▶ Short task
Transcribe every line from the top down to the line with "const zLabels = [0, 0.01, 0.02, 0.03, 0.04, 0.05, 0.06];", both ends included, but not the pictures.

◇ ◇ ◇ ◇

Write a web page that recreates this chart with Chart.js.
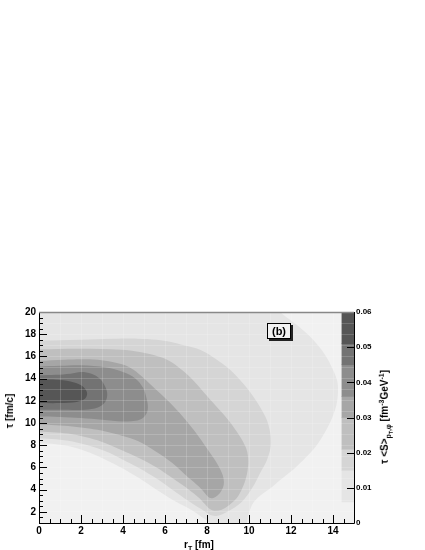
<!DOCTYPE html>
<html>
<head>
<meta charset="utf-8">
<script src="https://cdn.jsdelivr.net/npm/chart.js@4"></script>
<style>
body { margin: 0; background: #fff; }
#wrap { position: relative; width: 425px; height: 550px; font-family: "Liberation Sans", Arial, sans-serif; font-weight: bold; color: #000; }
canvas { position: absolute; left: 0; top: 0; }
.t { position: absolute; white-space: nowrap; font-size: 10px; line-height: 1; }
.t sub, .t sup { font-size: 70%; line-height: 0; }
#ytitle { left: 10px; top: 411px; transform: translate(-50%, -50%) rotate(-90deg); }
#xtitle { left: 199px; top: 545px; transform: translate(-50%, -50%); }
#ztitle { left: 386px; top: 417px; transform: translate(-50%, -50%) rotate(-90deg); }
#tag { position: absolute; left: 267px; top: 323px; width: 22px; height: 14px; border: 1px solid #000; background: #f2f2f2; box-shadow: 2px 2px 0 #222; font-size: 11px; text-align: center; line-height: 14px; }
</style>
</head>
<body>
<div id="wrap">
  <canvas id="contourChart" width="425" height="550"></canvas>
  <div class="t" id="ytitle">τ [fm/c]</div>
  <div class="t" id="xtitle">r<sub>T</sub> [fm]</div>
  <div class="t" id="ztitle">τ &lt;S&gt;<sub>p<sub>T</sub>,φ</sub> [fm<sup>-3</sup>GeV<sup>-1</sup>]</div>
  <div id="tag">(b)</div>
</div>
<script>
"use strict";

// tick labels
const rLabels = [0, 2, 4, 6, 8, 10, 12, 14];
const tauLabels = [2, 4, 6, 8, 10, 12, 14, 16, 18, 20];
const zLabels = [0, 0.01, 0.02, 0.03, 0.04, 0.05, 0.06];

// contour levels of tau<S> and the grey used above each one
const zLevels = [0, 0.006, 0.015, 0.021, 0.030, 0.036, 0.045, 0.051, 0.060];
const zColors = ['#f1f1f1', '#e5e5e5', '#d5d5d5', '#bfbfbf', '#a6a6a6', '#8d8d8d', '#737373', '#565656'];

// contour outlines, [r_T fm, tau fm/c]
const cont006 = [[-1,21],[11.1,21],[11.48,20],[12.3,18.8],[13.05,17.5],[13.6,16.2],[14.0,14.8],[14.2,13.8],[14.24,13.0],
  [14.2,12.0],[14.1,11.2],[13.85,10.0],[13.5,8.8],[13.1,7.7],[12.6,6.7],[12.1,5.8],[11.5,4.9],[11.0,4.1],[10.5,3.4],
  [10.2,2.8],[10.05,2.2],[9.95,1.6],[9.9,1.0],[9.7,0.6],[9.2,0.5],[8.6,0.6],[8.2,0.9],[7.9,1.35],[7.6,1.75],[7.14,2.3],
  [6.35,3.1],[5.6,4.0],[4.76,5.05],[3.9,6.0],[3.17,6.7],[2.4,7.35],[1.59,7.85],[0.8,8.1],[0,8.19],[-1,8.25]];
const cont015 = [[-1,17.42],[0,17.42],[2,17.5],[3.5,17.58],[4.71,17.6],[5.6,17.5],[6.29,17.3],[6.9,17.0],[7.67,16.6],
  [8.4,15.8],[9.1,14.8],[9.7,13.6],[10.2,12.4],[10.6,11.2],[10.9,10.0],[11.05,8.2],[10.86,6.7],[10.5,5.4],[10.2,4.3],
  [9.8,3.2],[9.4,2.5],[8.9,1.95],[8.5,1.65],[8.2,1.7],[7.94,2.0],[7.5,2.5],[7.14,2.95],[6.35,4.0],[5.6,5.0],[4.76,5.95],
  [3.95,6.75],[3.17,7.45],[2.4,7.95],[1.59,8.34],[0.8,8.55],[0,8.64],[-1,8.7]];
const cont021 = [[-1,16.65],[0,16.65],[2,16.7],[3.9,16.6],[4.8,16.4],[5.5,16.1],[6.1,15.7],[6.6,15.1],[7.1,14.3],
  [7.7,13.1],[8.3,11.8],[9.0,10.3],[9.57,8.8],[9.85,7.8],[9.95,7.0],[9.95,6.0],[9.85,5.0],[9.65,4.0],[9.4,3.2],
  [9.05,2.6],[8.7,2.2],[8.35,2.1],[8.1,2.3],[7.9,2.7],[7.6,3.3],[7.14,4.0],[6.35,5.05],[5.6,6.0],[4.76,6.85],
  [3.95,7.55],[3.17,8.19],[2.4,8.65],[1.59,9.0],[0.8,9.15],[0,9.24],[-1,9.28]];
const cont030 = [[-1,15.6],[0,15.6],[1.2,15.7],[2,15.75],[2.8,15.7],[3.5,15.5],[4.1,15.2],[4.5,14.8],[4.9,14.2],
  [5.3,13.5],[5.7,12.8],[6.2,11.9],[6.7,10.9],[7.4,9.3],[8.0,7.7],[8.5,6.3],[8.75,5.3],[8.8,4.5],[8.65,3.8],
  [8.4,3.35],[8.15,3.25],[7.94,3.6],[7.6,4.3],[7.14,5.05],[6.35,6.4],[5.56,7.44],[4.76,8.34],[3.95,8.85],
  [3.17,9.24],[2.4,9.5],[1.59,9.69],[0.8,9.8],[0,9.84],[-1,9.86]];
const cont036 = [[-1,15.1],[0,15.1],[1,15.15],[2,15.2],[3.2,15.0],[4.0,14.6],[4.6,14.0],[4.95,13.2],[5.1,12.4],
  [5.18,11.6],[5.15,11.0],[4.95,10.45],[4.6,10.2],[4.0,10.15],[3.0,10.3],[2,10.45],[1,10.55],[0,10.6],[-1,10.62]];
const cont045 = [[-1,14.3],[0,14.3],[0.8,14.35],[1.5,14.45],[2.0,14.6],[2.5,14.45],[2.9,14.0],[3.15,13.3],[3.25,12.6],
  [3.15,11.9],[2.8,11.4],[2.2,11.2],[1,11.2],[0,11.2],[-1,11.2]];
const cont051 = [[-1,13.9],[0,13.9],[0.8,13.9],[1.5,13.75],[2.0,13.4],[2.28,12.8],[2.2,12.2],[1.8,11.9],[1,11.8],
  [0,11.8],[-1,11.8]];

const contours = [cont006, cont015, cont021, cont030, cont036, cont045, cont051];
const barX = 14.71; // colour bar sits inside the right edge of the frame

const datasets = contours.map((pts, i) => ({
    data: pts.map(p => ({x: p[0], y: p[1]})),
    showLine: true,
    fill: 'shape',
    backgroundColor: zColors[i + 1],
    borderColor: 'rgba(0,0,0,0)',
    borderWidth: 0,
    pointRadius: 0,
    tension: 0.35,
    order: 20 - i
}));

datasets.push({
    type: 'bar',
    yAxisID: 'yc',
    data: zColors.map((c, i) => ({x: barX, y: [zLevels[i], zLevels[i + 1]]})),
    backgroundColor: zColors,
    borderWidth: 0,
    barThickness: 12,
    order: 1
});

const labelFont = {family: '"Liberation Sans", Arial, sans-serif', weight: 'bold', size: 10};

function faint(lo, hi) {
    return ctx => (ctx.tick && ctx.tick.value > lo && ctx.tick.value < hi) ? 'rgba(255,255,255,0.17)' : 'rgba(0,0,0,0)';
}

// ROOT style frame: grey pad, ticks pointing inwards
const rootFrame = {
    id: 'rootFrame',
    beforeDatasetsDraw(chart) {
        const a = chart.chartArea, c = chart.ctx;
        c.save();
        c.fillStyle = zColors[0];
        c.fillRect(a.left, a.top, a.right - a.left, a.bottom - a.top);
        c.restore();
    },
    afterDraw(chart) {
        const c = chart.ctx, a = chart.chartArea, s = chart.scales;
        c.save();
        c.strokeStyle = '#000';
        c.lineWidth = 1;
        c.beginPath();
        for (let v = 0; v <= 14.5; v += 0.5) {
            const x = Math.round(s.x.getPixelForValue(v)) + 0.5;
            const len = v % 2 === 0 ? 8 : 4;
            c.moveTo(x, a.bottom);
            c.lineTo(x, a.bottom - len);
        }
        for (let v = 1; v <= 20; v += 0.5) {
            const y = Math.round(s.y.getPixelForValue(v)) + 0.5;
            const len = v % 2 === 0 ? 8 : 4;
            c.moveTo(a.left, y);
            c.lineTo(a.left + len, y);
        }
        zLabels.forEach(v => {
            const y = Math.round(s.yc.getPixelForValue(v)) + 0.5;
            c.moveTo(a.right - 7, y);
            c.lineTo(a.right, y);
        });
        c.moveTo(a.left + 0.5, a.top);
        c.lineTo(a.left + 0.5, a.bottom + 0.5);
        c.lineTo(a.right + 0.5, a.bottom + 0.5);
        c.lineTo(a.right + 0.5, a.top);
        c.stroke();
        c.strokeStyle = '#888';
        c.lineWidth = 1.5;
        c.beginPath();
        c.moveTo(a.left, a.top + 0.5);
        c.lineTo(a.right, a.top + 0.5);
        c.stroke();
        c.restore();
    }
};

new Chart(document.getElementById('contourChart').getContext('2d'), {
    type: 'scatter',
    data: {datasets: datasets},
    options: {
        responsive: false,
        animation: false,
        devicePixelRatio: 1,
        layout: {padding: {top: 312, left: 0, right: 0, bottom: 0}},
        plugins: {legend: {display: false}, tooltip: {enabled: false}},
        scales: {
            x: {
                type: 'linear', min: 0, max: 15, offset: false,
                afterFit: s => { s.height = 27; },
                ticks: {
                    stepSize: 1, autoSkip: false, maxRotation: 0, padding: 2, color: '#000', font: labelFont,
                    callback: v => rLabels.includes(v) ? String(v) : ''
                },
                grid: {z: 1, drawTicks: false, offset: false, color: faint(0, 14.5)},
                border: {display: false}
            },
            y: {
                type: 'linear', min: 1, max: 20,
                afterFit: s => { s.width = 39; },
                ticks: {
                    stepSize: 1, autoSkip: false, padding: 3, color: '#000', font: labelFont,
                    callback: v => tauLabels.includes(v) ? String(v) : ''
                },
                grid: {z: 1, drawTicks: false, color: faint(1, 20)},
                border: {display: false}
            },
            yc: {
                type: 'linear', position: 'right', min: 0, max: 0.06,
                afterFit: s => { s.width = 71; },
                afterBuildTicks: s => { s.ticks = zLabels.map(v => ({value: v})); },
                ticks: {
                    autoSkip: false, padding: 2, color: '#000',
                    font: {family: labelFont.family, weight: 'bold', size: 8},
                    callback: v => v === 0 ? '0' : v.toFixed(2)
                },
                grid: {display: false, drawTicks: false},
                border: {display: false}
            }
        }
    },
    plugins: [rootFrame]
});
</script>
</body>
</html>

◇ ◇ ◇ ◇

▶ Problem solution
Write a web page that recreates this chart with Chart.js.
<!DOCTYPE html>
<html>
<head>
<meta charset="utf-8">
<script src="https://cdn.jsdelivr.net/npm/chart.js@4"></script>
<style>
body { margin: 0; background: #fff; }
#wrap { position: relative; width: 425px; height: 550px; font-family: "Liberation Sans", Arial, sans-serif; font-weight: bold; color: #000; }
canvas { position: absolute; left: 0; top: 0; }
.t { position: absolute; white-space: nowrap; font-size: 10px; line-height: 1; }
.t sub, .t sup { font-size: 70%; line-height: 0; }
#ytitle { left: 10px; top: 411px; transform: translate(-50%, -50%) rotate(-90deg); }
#xtitle { left: 199px; top: 545px; transform: translate(-50%, -50%); }
#ztitle { left: 386px; top: 417px; transform: translate(-50%, -50%) rotate(-90deg); }
#tag { position: absolute; left: 267px; top: 323px; width: 22px; height: 14px; border: 1px solid #000; background: #f2f2f2; box-shadow: 2px 2px 0 #222; font-size: 11px; text-align: center; line-height: 14px; }
</style>
</head>
<body>
<div id="wrap">
  <canvas id="contourChart" width="425" height="550"></canvas>
  <div class="t" id="ytitle">τ [fm/c]</div>
  <div class="t" id="xtitle">r<sub>T</sub> [fm]</div>
  <div class="t" id="ztitle">τ &lt;S&gt;<sub>p<sub>T</sub>,φ</sub> [fm<sup>-3</sup>GeV<sup>-1</sup>]</div>
  <div id="tag">(b)</div>
</div>
<script>
"use strict";

// tick labels
const rLabels = [0, 2, 4, 6, 8, 10, 12, 14];
const tauLabels = [2, 4, 6, 8, 10, 12, 14, 16, 18, 20];
const zLabels = [0, 0.01, 0.02, 0.03, 0.04, 0.05, 0.06];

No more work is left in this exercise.